Like a biblical prophet, she intoned, “The day of judgment is ahead…The Judas Iscariots are not all underground. Some of the men who would betray their lord for a handful of silver are doing business in Georgia today.”
And she lambasted the utility company as “commercial pirates and buccaneers” plundering “the most wonderful natural asset of the Western Hemisphere.”
Legal Battles
Longstreet made a bold legal attack in 1911. She claimed the utility company did not own the gorge but only the land it purchased on the gorge’s rim. According to this argument, Georgia Railway and Power had no legal right to alter the flow of the river through the gorge.
Governor Hoke Smith ordered a survey to determine ownership of the gorge. It was found that 300 acres inside the gorge were never included in the state’s original 1820 survey of Rabun County. However, since no conclusion was drawn about the gorge’s ownership, the governor declined to litigate the matter.
Longstreet refused to surrender.
Mounting a heavy public relations campaign, she succeeded in having the Georgia legislature pass a resolution ordering the new governor, Joseph M. Brown, to bring suit against the power company to determine the property rights to the gorge.
In 1912 the case went to trial in Rabun County. The jury found in favor of the power company. Longstreet’s lawyers appealed to the Georgia Supreme Court, which upheld the lower court ruling.
The last hurrah was sounded for Longstreet’s movement to save Tallulah Gorge.
Dam Completed in 1913
The dam was completed in 1913, creating a 63-acre lake. An engineering marvel, it was 116 feet high and 400 feet long across its top. From the dam, a 6,666-foot tunnel was blasted through solid rock that carried water from the lake down to the bottom of the gorge to drive the turbines in the powerhouse.
In September 1913, 18,000 horsepower of electricity was transmitted from the hydro plant to Atlanta. This made the Tallulah Falls plant the third largest hydroelectric station in the nation.
Five more dams and power plants eventually were built along the Tallulah and Tugalo Rivers. These projects literally transformed Rabun County’s landscape with the creation of Lakes Burton, Rabun and Seed.
Tallulah Gorge Silenced
Water still flowed through Tallulah Gorge, but, as Longstreet feared, it was only a trickle in comparison to times gone by. The taming of the falls caused tourism to dwindle, and the town of Tallulah Falls went into a steady decline.

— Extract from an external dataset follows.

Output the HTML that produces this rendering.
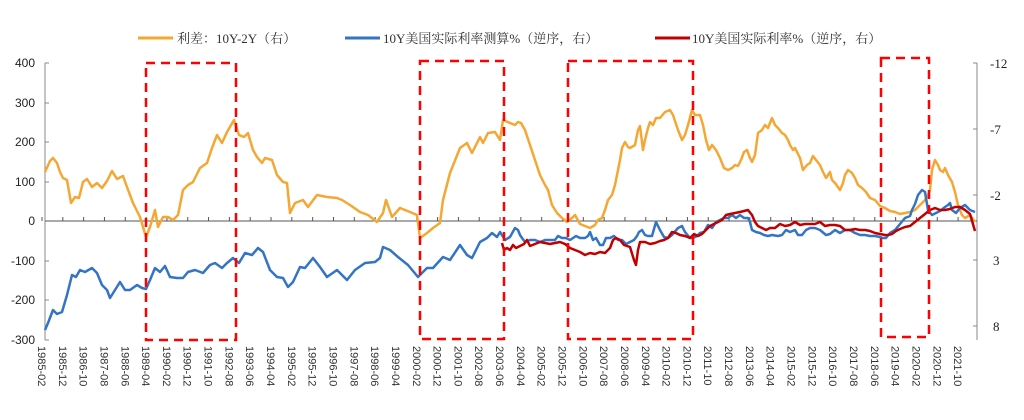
<!DOCTYPE html>
<html><head><meta charset="utf-8"><style>
body{margin:0;background:#fff;}
svg{display:block;}
.t{font-family:"Liberation Sans",sans-serif;font-size:12px;fill:#222;}
.xl{font-family:"Liberation Sans",sans-serif;font-size:11px;fill:#333;}
.lg{font-family:"Liberation Serif","Noto Serif CJK SC",serif;font-size:13px;fill:#333;}
</style></head><body>
<svg width="1024" height="420" viewBox="0 0 1024 420" xmlns="http://www.w3.org/2000/svg">
<line x1="138" y1="38" x2="173" y2="38" stroke="#F5A733" stroke-width="3"/>
<text class="lg" x="177" y="43">利差：10Y-2Y（右）</text>
<line x1="345" y1="38" x2="380" y2="38" stroke="#3474C4" stroke-width="3"/>
<text class="lg" x="383" y="43">10Y美国实际利率测算%（逆序，右）</text>
<line x1="655" y1="38" x2="690" y2="38" stroke="#C00000" stroke-width="3"/>
<text class="lg" x="692" y="43">10Y美国实际利率%（逆序，右）</text>
<line x1="45" y1="63" x2="45" y2="340" stroke="#888" stroke-width="1"/>
<g stroke="#888"><line x1="45" y1="63" x2="49" y2="63"/><line x1="45" y1="103" x2="49" y2="103"/><line x1="45" y1="142" x2="49" y2="142"/><line x1="45" y1="182" x2="49" y2="182"/><line x1="45" y1="261" x2="49" y2="261"/><line x1="45" y1="300" x2="49" y2="300"/><line x1="45" y1="340" x2="49" y2="340"/></g>
<g class="t" text-anchor="end">
<text x="35" y="67">400</text><text x="35" y="107">300</text><text x="35" y="146">200</text><text x="35" y="186">100</text><text x="35" y="225">0</text><text x="35" y="265">-100</text><text x="35" y="304">-200</text><text x="35" y="344">-300</text></g>
<line x1="977" y1="63" x2="977" y2="340" stroke="#888"/>
<g stroke="#888"><line x1="973" y1="63" x2="977" y2="63"/><line x1="973" y1="129" x2="977" y2="129"/><line x1="973" y1="195" x2="977" y2="195"/><line x1="973" y1="260" x2="977" y2="260"/><line x1="973" y1="326" x2="977" y2="326"/></g>
<g style="font-family:'Liberation Serif',serif;font-size:13px;fill:#222">
<text x="990" y="68">-12</text><text x="990" y="134">-7</text><text x="990" y="200">-2</text><text x="993" y="265">3</text><text x="993" y="331">8</text></g>
<line x1="45" y1="221" x2="977" y2="221" stroke="#555" stroke-width="1"/>
<g id="ticks" stroke="#555"></g>
<g id="xl"></g>
<polyline fill="none" stroke="#F5A733" stroke-width="2.5" stroke-linejoin="round" points="45,172 50,161 53,158 57,163 60,172 63,178 67,180 71,203 75,197 79,198 83,182 87,179 92,187 97,183 102,188 107,181 112,171 117,179 123,176 127,187 133,203 140,217 146,237 150,227 155,210 158,227 163,217 168,217 173,220 178,215 183,190 188,185 193,182 200,168 207,163 212,148 217,135 222,143 227,132 234,120 239,135 244,137 248,133 253,150 257,157 262,163 265,158 272,160 277,175 283,182 287,183 290,213 295,203 303,200 308,207 317,195 327,197 337,198 342,200 350,205 360,212 368,215 377,222 383,213 386,200 392,217 400,208 410,212 417,215 420,238 427,233 433,228 440,223 443,200 450,173 460,148 467,143 472,153 480,137 483,143 488,133 495,132 500,140 503,120 510,123 515,125 518,122 521,123 525,130 530,145 535,160 540,175 545,185 548,190 552,205 557,213 562,218 567,222 572,218 575,215 580,224 585,226 590,228 595,225 598,220 602,218 605,210 608,200 612,195 615,185 618,170 620,160 622,148 625,142 628,147 630,148 635,145 638,130 640,126 643,150 645,140 648,128 650,122 653,125 656,118 660,118 665,112 670,110 673,115 678,130 682,140 685,135 688,125 692,110 695,115 700,115 703,125 706,140 709,150 712,145 716,150 720,158 724,168 728,170 732,168 735,165 738,166 741,160 744,152 747,150 750,158 752,162 755,155 758,133 762,130 765,125 768,128 772,118 775,125 778,128 782,133 785,135 788,140 790,145 793,150 795,148 800,158 803,170 807,165 810,163 813,156 816,160 820,165 823,172 826,178 830,172 832,180 835,183 840,190 843,183 845,175 848,170 852,173 855,178 858,185 862,188 866,192 870,198 875,200 880,206 885,208 890,211 895,212 900,214 905,213 910,212 915,210 920,205 925,200 928,195 930,190 932,170 935,160 938,165 940,170 943,172 945,168 948,175 952,182 955,192 958,205 962,215 965,218 970,215 975,222"/>
<polyline fill="none" stroke="#3474C4" stroke-width="2.5" stroke-linejoin="round" points="45,330 48,323 53,310 57,314 62,312 67,295 72,275 76,277 80,270 85,272 92,268 97,273 102,285 107,290 110,298 115,290 120,282 125,290 130,290 137,285 142,288 146,289 150,280 155,268 160,272 165,266 170,277 177,278 183,278 188,272 195,270 203,273 210,265 215,263 222,268 227,263 233,258 239,263 245,253 252,255 258,248 263,252 270,270 277,277 283,278 288,287 293,282 300,267 305,268 313,258 320,267 327,277 337,270 347,280 355,270 365,263 375,262 380,258 383,247 390,250 398,257 408,265 418,277 427,268 433,268 443,257 450,260 460,245 467,255 472,258 480,242 487,238 492,233 497,237 500,232 505,240 510,237 515,228 518,230 520,235 522,238 525,242 530,240 535,240 540,242 545,240 550,240 555,240 558,236 562,238 566,238 570,240 573,238 576,236 580,238 585,238 588,236 590,232 593,240 596,238 600,245 603,245 606,238 610,238 614,236 618,240 622,240 626,244 630,242 634,240 637,236 639,232 642,230 645,235 648,236 652,236 656,222 660,230 664,237 668,238 672,235 678,228 682,226 685,232 690,238 693,238 697,236 700,233 704,232 708,225 712,228 716,222 720,220 724,218 728,218 732,215 736,218 740,215 744,218 748,218 750,222 752,230 756,232 760,233 764,235 768,236 772,235 778,236 782,235 786,230 790,232 795,230 798,235 802,235 806,230 810,228 815,228 820,230 826,235 830,234 835,230 840,233 845,230 850,230 855,233 860,235 865,235 870,236 875,236 880,237 883,238 886,238 890,233 895,230 900,224 905,218 910,216 912,210 915,204 918,195 922,190 925,192 928,210 932,215 936,213 940,211 945,207 948,205 950,203 952,210 956,213 960,208 965,205 970,210 975,212"/>
<polyline fill="none" stroke="#C00000" stroke-width="2.5" stroke-linejoin="round" points="502,243 504,250 507,248 510,250 513,245 516,248 520,246 524,244 527,240 530,246 535,244 540,242 545,243 550,244 555,243 560,242 565,244 570,248 575,250 580,252 585,255 590,253 595,254 600,252 605,253 610,248 613,240 616,238 620,240 624,245 630,247 634,260 636,265 638,250 640,242 645,242 650,244 655,243 660,241 664,240 668,238 672,232 676,233 680,235 685,236 690,238 694,234 698,236 702,234 706,230 710,226 714,224 718,222 722,220 726,215 730,214 735,213 740,212 744,211 748,210 752,215 755,222 758,226 762,228 766,230 770,228 775,228 780,224 785,226 790,225 795,222 800,225 805,224 810,224 815,224 820,222 825,226 830,225 835,225 840,226 845,230 850,230 855,229 860,230 865,230 870,231 875,233 880,234 885,235 888,235 892,234 896,231 900,229 905,227 910,226 915,222 920,218 925,214 930,210 935,208 940,210 945,210 950,209 955,207 960,207 965,210 970,214 975,231"/>
<g fill="none" stroke="#FF0000" stroke-width="2.5" stroke-dasharray="9,6">
<rect x="146" y="63" width="90" height="277"/>
<rect x="420" y="61" width="84" height="278"/>
<rect x="568" y="61" width="125" height="278"/>
<rect x="881" y="58" width="48" height="279"/>
</g>
</svg>
<script>
var labs="1985-02 1985-12 1986-10 1987-08 1988-06 1989-04 1990-02 1990-12 1991-10 1992-08 1993-06 1994-04 1995-02 1995-12 1996-10 1997-08 1998-06 1999-04 2000-02 2000-12 2001-10 2002-08 2003-06 2004-04 2005-02 2005-12 2006-10 2007-08 2008-06 2009-04 2010-02 2010-12 2011-10 2012-08 2013-06 2014-04 2015-02 2015-12 2016-10 2017-08 2018-06 2019-04 2020-02 2020-12 2021-10".split(" ");
var ns="http://www.w3.org/2000/svg",tg=document.getElementById("ticks"),xg=document.getElementById("xl");
for(var i=0;i<labs.length;i++){var x=42+i*20.82;
var l=document.createElementNS(ns,"line");l.setAttribute("x1",x);l.setAttribute("x2",x);l.setAttribute("y1",217);l.setAttribute("y2",221);tg.appendChild(l);
var t=document.createElementNS(ns,"text");t.setAttribute("class","xl");t.setAttribute("transform","translate("+(x-4)+",346) rotate(90)");t.textContent=labs[i];xg.appendChild(t);}
</script>
</body></html>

The Atlanta Constitution shrugged, “To be sure, the majestic gorge of the Tallulah Falls is not possessed of that glory of old days before modern progress…but it (the dam) is a wonderful and impressive sight.”
Longstreet Bankrupted by Crusade
The battle to save the gorge bankrupted Longstreet. Her home was auctioned off to satisfy her debts. She forfeited the collateral of her jewels and wedding ring on her bank loan. Longstreet also lost her position as postmistress of Gainesville, allegedly as payback from politicians she had angered during her crusade.
To recover from these blows, she retreated to Atlantic City, N.J., admitting later she had suffered a nervous breakdown. However, Longstreet did not stay down for long.
Activist and Riveter
She became an activist for women’s suffrage, civil rights for African-Americans and the establishment of the Georgia State College for Women in Milledgeville.
During World War II at the age of 80, Longstreet went to work as a riveter at the Bell Bomber Plant in Marietta to support the war effort. When her age became known, Longstreet was asked to quit. She refused, stating she had the eyesight and perfect health of a 20-year-old. She continued at her job for the duration.
Longstreet ran an unsuccessful write-in campaign for governor against Herman Talmadge in 1950. She died at 99 in 1962.
Georgia Power leased three thousand acres to the State of Georgia in 1992 to create Tallulah Gorge State Park. Longstreet’s legacy of environmental preservation was rewarded in 1999 with the naming of the Helen Dortch Longstreet Trail System in the park.
Longstreet probably would have been pleased at this turn of events. However, she undoubtedly would have continued railing about “the ruin that it will take nature 1,000 years to repair.”